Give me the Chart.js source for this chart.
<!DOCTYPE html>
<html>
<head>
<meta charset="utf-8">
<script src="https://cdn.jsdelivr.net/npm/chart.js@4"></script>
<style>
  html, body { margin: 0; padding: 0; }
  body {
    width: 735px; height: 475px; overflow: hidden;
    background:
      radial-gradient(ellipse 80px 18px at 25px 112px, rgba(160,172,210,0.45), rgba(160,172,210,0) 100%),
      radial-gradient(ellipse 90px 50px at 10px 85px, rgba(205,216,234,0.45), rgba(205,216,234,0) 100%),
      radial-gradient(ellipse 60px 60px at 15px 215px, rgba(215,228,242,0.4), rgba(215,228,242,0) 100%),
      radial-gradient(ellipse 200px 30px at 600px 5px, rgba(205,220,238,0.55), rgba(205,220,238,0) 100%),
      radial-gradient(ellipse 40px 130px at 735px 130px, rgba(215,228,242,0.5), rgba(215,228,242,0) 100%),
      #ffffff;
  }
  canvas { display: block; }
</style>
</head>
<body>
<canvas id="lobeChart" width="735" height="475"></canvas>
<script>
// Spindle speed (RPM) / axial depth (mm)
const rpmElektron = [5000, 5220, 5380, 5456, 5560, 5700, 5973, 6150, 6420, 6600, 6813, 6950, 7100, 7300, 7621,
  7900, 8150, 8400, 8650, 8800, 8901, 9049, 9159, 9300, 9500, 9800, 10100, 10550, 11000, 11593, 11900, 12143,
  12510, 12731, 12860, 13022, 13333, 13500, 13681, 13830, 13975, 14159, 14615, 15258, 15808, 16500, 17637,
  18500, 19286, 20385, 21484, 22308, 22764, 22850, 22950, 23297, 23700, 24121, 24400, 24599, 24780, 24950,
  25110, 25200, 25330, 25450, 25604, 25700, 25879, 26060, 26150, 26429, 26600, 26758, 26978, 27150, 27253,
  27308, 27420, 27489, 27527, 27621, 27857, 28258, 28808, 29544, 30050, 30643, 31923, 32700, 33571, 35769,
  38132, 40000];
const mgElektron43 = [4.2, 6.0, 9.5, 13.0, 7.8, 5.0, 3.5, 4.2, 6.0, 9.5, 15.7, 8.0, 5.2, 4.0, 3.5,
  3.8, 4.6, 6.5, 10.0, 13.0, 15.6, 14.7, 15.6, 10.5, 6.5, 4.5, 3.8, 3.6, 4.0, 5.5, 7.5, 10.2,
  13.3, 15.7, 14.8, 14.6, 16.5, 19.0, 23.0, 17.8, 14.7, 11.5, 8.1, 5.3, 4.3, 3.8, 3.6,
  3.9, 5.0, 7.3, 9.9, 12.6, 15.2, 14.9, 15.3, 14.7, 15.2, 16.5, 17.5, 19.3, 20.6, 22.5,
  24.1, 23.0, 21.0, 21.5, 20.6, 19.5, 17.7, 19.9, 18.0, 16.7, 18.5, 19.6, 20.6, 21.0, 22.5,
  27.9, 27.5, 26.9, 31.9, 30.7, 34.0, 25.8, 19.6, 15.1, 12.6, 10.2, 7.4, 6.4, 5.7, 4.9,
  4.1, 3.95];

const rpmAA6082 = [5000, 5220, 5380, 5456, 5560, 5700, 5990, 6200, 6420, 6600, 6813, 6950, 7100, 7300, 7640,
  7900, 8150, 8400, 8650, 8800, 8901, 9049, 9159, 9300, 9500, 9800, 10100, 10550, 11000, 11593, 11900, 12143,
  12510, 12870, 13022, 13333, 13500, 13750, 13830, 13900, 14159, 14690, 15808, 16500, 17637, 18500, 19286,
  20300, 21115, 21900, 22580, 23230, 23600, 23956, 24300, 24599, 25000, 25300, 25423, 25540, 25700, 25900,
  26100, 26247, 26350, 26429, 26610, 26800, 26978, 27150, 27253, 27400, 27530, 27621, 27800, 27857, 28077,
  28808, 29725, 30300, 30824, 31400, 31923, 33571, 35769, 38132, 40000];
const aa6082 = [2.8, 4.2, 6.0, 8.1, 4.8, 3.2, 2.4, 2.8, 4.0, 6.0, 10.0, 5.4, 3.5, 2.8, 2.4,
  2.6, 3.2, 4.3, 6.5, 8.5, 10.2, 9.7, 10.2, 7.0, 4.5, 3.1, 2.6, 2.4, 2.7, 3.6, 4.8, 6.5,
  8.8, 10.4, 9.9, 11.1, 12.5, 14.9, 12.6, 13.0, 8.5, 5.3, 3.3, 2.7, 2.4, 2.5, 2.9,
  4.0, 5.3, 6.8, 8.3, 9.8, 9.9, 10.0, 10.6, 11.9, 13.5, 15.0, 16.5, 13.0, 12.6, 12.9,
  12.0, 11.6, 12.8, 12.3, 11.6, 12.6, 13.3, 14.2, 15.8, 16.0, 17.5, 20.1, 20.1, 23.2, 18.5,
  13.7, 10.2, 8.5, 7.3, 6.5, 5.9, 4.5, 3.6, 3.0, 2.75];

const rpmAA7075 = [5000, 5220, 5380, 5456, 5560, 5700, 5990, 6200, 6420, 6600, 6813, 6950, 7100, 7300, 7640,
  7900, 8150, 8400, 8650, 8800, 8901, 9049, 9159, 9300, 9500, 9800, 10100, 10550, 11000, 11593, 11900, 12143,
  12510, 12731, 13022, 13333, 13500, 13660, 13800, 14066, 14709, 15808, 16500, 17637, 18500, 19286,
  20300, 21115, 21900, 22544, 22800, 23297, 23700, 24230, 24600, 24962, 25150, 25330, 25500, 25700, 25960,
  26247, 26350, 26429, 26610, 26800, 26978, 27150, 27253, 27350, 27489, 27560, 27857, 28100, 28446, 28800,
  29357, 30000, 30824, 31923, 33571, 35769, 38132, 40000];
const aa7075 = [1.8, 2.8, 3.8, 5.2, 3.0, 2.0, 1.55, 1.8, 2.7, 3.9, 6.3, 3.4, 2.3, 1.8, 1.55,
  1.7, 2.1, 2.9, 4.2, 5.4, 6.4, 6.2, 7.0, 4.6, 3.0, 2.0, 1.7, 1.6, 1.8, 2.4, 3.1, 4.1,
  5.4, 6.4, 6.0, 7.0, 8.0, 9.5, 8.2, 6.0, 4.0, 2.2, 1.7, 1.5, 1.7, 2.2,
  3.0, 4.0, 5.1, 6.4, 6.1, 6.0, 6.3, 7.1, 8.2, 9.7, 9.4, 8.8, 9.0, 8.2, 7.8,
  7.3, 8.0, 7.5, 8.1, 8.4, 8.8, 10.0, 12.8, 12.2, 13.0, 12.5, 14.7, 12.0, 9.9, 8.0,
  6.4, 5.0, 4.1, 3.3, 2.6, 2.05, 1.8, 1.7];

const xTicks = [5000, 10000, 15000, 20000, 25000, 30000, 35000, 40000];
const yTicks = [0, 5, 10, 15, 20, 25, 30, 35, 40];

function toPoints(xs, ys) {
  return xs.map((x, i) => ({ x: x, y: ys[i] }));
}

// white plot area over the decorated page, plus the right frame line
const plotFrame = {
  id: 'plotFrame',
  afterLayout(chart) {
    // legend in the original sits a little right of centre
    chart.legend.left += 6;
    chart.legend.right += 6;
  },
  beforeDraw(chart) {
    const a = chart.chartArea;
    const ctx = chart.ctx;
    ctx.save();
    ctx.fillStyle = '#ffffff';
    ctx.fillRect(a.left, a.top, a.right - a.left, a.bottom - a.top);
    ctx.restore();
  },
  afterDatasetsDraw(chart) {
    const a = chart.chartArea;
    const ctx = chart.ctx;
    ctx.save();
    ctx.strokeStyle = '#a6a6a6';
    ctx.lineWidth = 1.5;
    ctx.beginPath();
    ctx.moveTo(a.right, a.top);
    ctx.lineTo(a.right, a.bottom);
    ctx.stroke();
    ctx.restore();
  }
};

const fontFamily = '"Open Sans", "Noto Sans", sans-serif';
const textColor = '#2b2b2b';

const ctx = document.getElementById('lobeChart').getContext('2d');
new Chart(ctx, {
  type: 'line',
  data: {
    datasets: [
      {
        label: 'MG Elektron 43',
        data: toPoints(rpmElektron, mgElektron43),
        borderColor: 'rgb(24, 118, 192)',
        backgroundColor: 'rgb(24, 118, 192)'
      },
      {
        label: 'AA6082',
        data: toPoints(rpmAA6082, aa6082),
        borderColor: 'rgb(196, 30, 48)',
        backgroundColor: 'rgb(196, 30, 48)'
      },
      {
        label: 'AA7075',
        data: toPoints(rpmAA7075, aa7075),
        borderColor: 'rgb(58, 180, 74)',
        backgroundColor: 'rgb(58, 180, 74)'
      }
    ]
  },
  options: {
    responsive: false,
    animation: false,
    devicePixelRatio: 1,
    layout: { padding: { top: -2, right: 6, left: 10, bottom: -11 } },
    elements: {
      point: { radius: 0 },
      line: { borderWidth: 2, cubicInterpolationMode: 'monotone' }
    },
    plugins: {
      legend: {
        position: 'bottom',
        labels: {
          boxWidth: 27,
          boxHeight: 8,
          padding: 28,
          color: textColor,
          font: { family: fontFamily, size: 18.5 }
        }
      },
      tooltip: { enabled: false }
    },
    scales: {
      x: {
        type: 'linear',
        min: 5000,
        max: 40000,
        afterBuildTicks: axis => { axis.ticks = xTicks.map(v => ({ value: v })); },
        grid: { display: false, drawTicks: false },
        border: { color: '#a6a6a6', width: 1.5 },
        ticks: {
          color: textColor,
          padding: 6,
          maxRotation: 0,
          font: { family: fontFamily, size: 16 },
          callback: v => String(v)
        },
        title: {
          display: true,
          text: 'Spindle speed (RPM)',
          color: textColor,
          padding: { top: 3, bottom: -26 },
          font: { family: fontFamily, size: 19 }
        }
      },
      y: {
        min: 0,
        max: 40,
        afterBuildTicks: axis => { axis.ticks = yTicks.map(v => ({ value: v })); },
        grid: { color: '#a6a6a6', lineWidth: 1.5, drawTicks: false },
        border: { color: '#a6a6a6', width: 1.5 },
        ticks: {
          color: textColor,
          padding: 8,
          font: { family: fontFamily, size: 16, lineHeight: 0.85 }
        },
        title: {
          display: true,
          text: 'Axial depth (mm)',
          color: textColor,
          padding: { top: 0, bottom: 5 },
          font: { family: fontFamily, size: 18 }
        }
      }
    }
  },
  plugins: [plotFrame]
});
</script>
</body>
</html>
----
» TASK OBJECTIVE
Verbatim output is expected for the lines from the start of the data to the line in which "4.1, 3.95];" appears, both included.

» RESULT FOR THIS EXERCISE
Give me the Chart.js source for this chart.
<!DOCTYPE html>
<html>
<head>
<meta charset="utf-8">
<script src="https://cdn.jsdelivr.net/npm/chart.js@4"></script>
<style>
  html, body { margin: 0; padding: 0; }
  body {
    width: 735px; height: 475px; overflow: hidden;
    background:
      radial-gradient(ellipse 80px 18px at 25px 112px, rgba(160,172,210,0.45), rgba(160,172,210,0) 100%),
      radial-gradient(ellipse 90px 50px at 10px 85px, rgba(205,216,234,0.45), rgba(205,216,234,0) 100%),
      radial-gradient(ellipse 60px 60px at 15px 215px, rgba(215,228,242,0.4), rgba(215,228,242,0) 100%),
      radial-gradient(ellipse 200px 30px at 600px 5px, rgba(205,220,238,0.55), rgba(205,220,238,0) 100%),
      radial-gradient(ellipse 40px 130px at 735px 130px, rgba(215,228,242,0.5), rgba(215,228,242,0) 100%),
      #ffffff;
  }
  canvas { display: block; }
</style>
</head>
<body>
<canvas id="lobeChart" width="735" height="475"></canvas>
<script>
// Spindle speed (RPM) / axial depth (mm)
const rpmElektron = [5000, 5220, 5380, 5456, 5560, 5700, 5973, 6150, 6420, 6600, 6813, 6950, 7100, 7300, 7621,
  7900, 8150, 8400, 8650, 8800, 8901, 9049, 9159, 9300, 9500, 9800, 10100, 10550, 11000, 11593, 11900, 12143,
  12510, 12731, 12860, 13022, 13333, 13500, 13681, 13830, 13975, 14159, 14615, 15258, 15808, 16500, 17637,
  18500, 19286, 20385, 21484, 22308, 22764, 22850, 22950, 23297, 23700, 24121, 24400, 24599, 24780, 24950,
  25110, 25200, 25330, 25450, 25604, 25700, 25879, 26060, 26150, 26429, 26600, 26758, 26978, 27150, 27253,
  27308, 27420, 27489, 27527, 27621, 27857, 28258, 28808, 29544, 30050, 30643, 31923, 32700, 33571, 35769,
  38132, 40000];
const mgElektron43 = [4.2, 6.0, 9.5, 13.0, 7.8, 5.0, 3.5, 4.2, 6.0, 9.5, 15.7, 8.0, 5.2, 4.0, 3.5,
  3.8, 4.6, 6.5, 10.0, 13.0, 15.6, 14.7, 15.6, 10.5, 6.5, 4.5, 3.8, 3.6, 4.0, 5.5, 7.5, 10.2,
  13.3, 15.7, 14.8, 14.6, 16.5, 19.0, 23.0, 17.8, 14.7, 11.5, 8.1, 5.3, 4.3, 3.8, 3.6,
  3.9, 5.0, 7.3, 9.9, 12.6, 15.2, 14.9, 15.3, 14.7, 15.2, 16.5, 17.5, 19.3, 20.6, 22.5,
  24.1, 23.0, 21.0, 21.5, 20.6, 19.5, 17.7, 19.9, 18.0, 16.7, 18.5, 19.6, 20.6, 21.0, 22.5,
  27.9, 27.5, 26.9, 31.9, 30.7, 34.0, 25.8, 19.6, 15.1, 12.6, 10.2, 7.4, 6.4, 5.7, 4.9,
  4.1, 3.95];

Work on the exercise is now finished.